SO_REUSEPORT & SO_FREEBIND for collectors

syslogcollector and trapcollector services supports SO_REUSEPORT and SO_FREEBIND options for listeners.

SO_REUSEPORT allows to share single port by several collector' processes using in-kernel load balancing, greatly improving collectors' throughoutput.

SO_FREEBIND allows to bind to non-existing address, opening support for floating virtual addresses for collector (VRRP, CARP etc), adding necessary level of redundancy.

In combination with new Syslog Archive and ClickHouse table cleanup policy features NOC can be turned to high-performance syslog archiving solution.

GridVCS

GridVCS is NOC's high-performance redundant version control system used to store device configuration history. 19.1 release introduces several improvements to GridVCS subsystem.

  • built-in compression - though Mongo's Wired Tiger uses transparent compression on storage level, explicit compression on GridVCS level reduces both disk usage and database server traffic.

  • Previous releases used mercurial's mdiff to calculate config deltas. 19.1 uses BSDIFF4 format by default. During our tests BSDIFF4 showed better results in speed and delta size.

  • ./noc gridvcs command got additional compress subcommand, allowing to apply both compression and BSDIFF4 deltas to already collected data. While it can take a time for large storages it can free up significant disk space.

API improvements

profile.py

SA profiles used to live in __init__.py file. Our code style advises to keep __init__.py empty for various reason. Some features like profile loading from custom will not work with __init__.py anyway.

So starting with 19.1 it is recommended to place profile's code into profile.py file. Loading from __init__.py is still supported but it is a good time to plan migration of custom profiles.
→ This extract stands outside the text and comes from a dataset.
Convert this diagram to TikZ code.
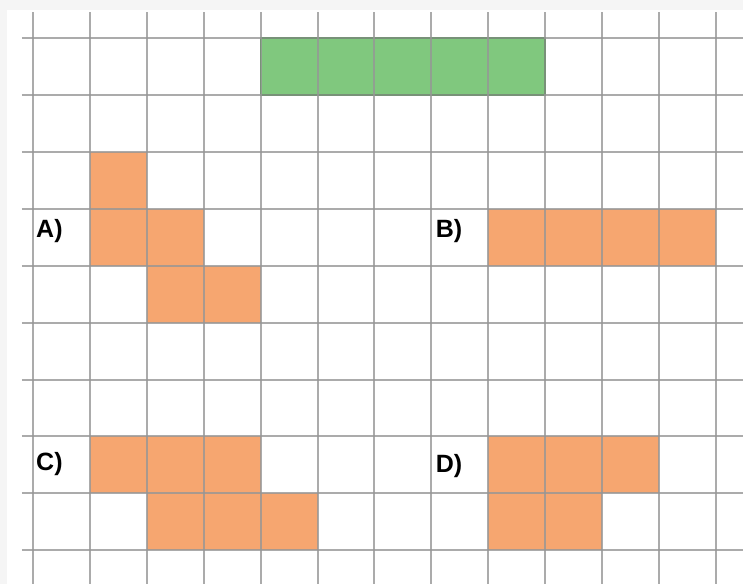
\documentclass[tikz,border=0pt]{standalone}
\usepackage{fontspec}
\setmainfont{Liberation Sans}
\definecolor{pieceorange}{RGB}{246,166,112}
\definecolor{piecegreen}{RGB}{128,200,126}
\definecolor{gridgray}{RGB}{150,150,150}
\begin{document}
\begin{tikzpicture}[x=1cm,y=1cm,
  every node/.style={font=\fontsize{12.5}{14}\selectfont\bfseries,inner sep=0pt,anchor=base west},
  piece/.style={fill=pieceorange,draw=none},
  gridline/.style={draw=gridgray,line width=1pt}]
% page and margins
\fill[black!4] (-0.579,0.667) rectangle (12.474,-9.596);
\fill[white] (-0.456,0.491) rectangle (12.474,-9.596);
% the green bar
\draw[fill=piecegreen,draw=green!50!black,line width=0.8pt] (4,0) rectangle (9,-1);
% A
\fill[piece] (1,-2) rectangle (2,-3);
\fill[piece] (1,-3) rectangle (3,-4);
\fill[piece] (2,-4) rectangle (4,-5);
% B
\fill[piece] (8,-3) rectangle (12,-4);
% C
\fill[piece] (1,-7) rectangle (4,-8);
\fill[piece] (2,-8) rectangle (5,-9);
% D
\fill[piece] (8,-7) rectangle (11,-8);
\fill[piece] (8,-8) rectangle (10,-9);
% grid
\foreach \i in {0,...,12}
  \draw[gridline,opacity=0.8] (\i,0.456) -- (\i,-9.596);
\foreach \j in {0,...,9}
  \draw[gridline,opacity=0.8] (-0.193,-\j) -- (12.474,-\j);
% labels
\node (labA) at (0.05,-3.51) {A)};
\node (labB) at (7.07,-3.51) {B)};
\node (labC) at (0.05,-7.60) {C)};
\node (labD) at (7.07,-7.63) {D)};
\end{tikzpicture}
\end{document}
OIDRule: High-order scale functions

Metrics scale can be defined as high-order functions, i.e. function returning other functions. It's greatly increase flexibility of scaling subsystem and allows external configuration of scaling processing.

IPAM seen propagation

Workflow's seen signal can be configured to propagate up to the parent prefixes. Address and Prefix profiles got new Seen propagation policy setting which determines should or should not parent prefix will be notified of child element seen by discovery.

Common usage pattern is to propagate seen to aggregate prefixes to get notified when aggregate became used.

Phone workflow

phone module got full-blown workflow support. Each phone number and phone range has own state which can be changed manually or via external signals.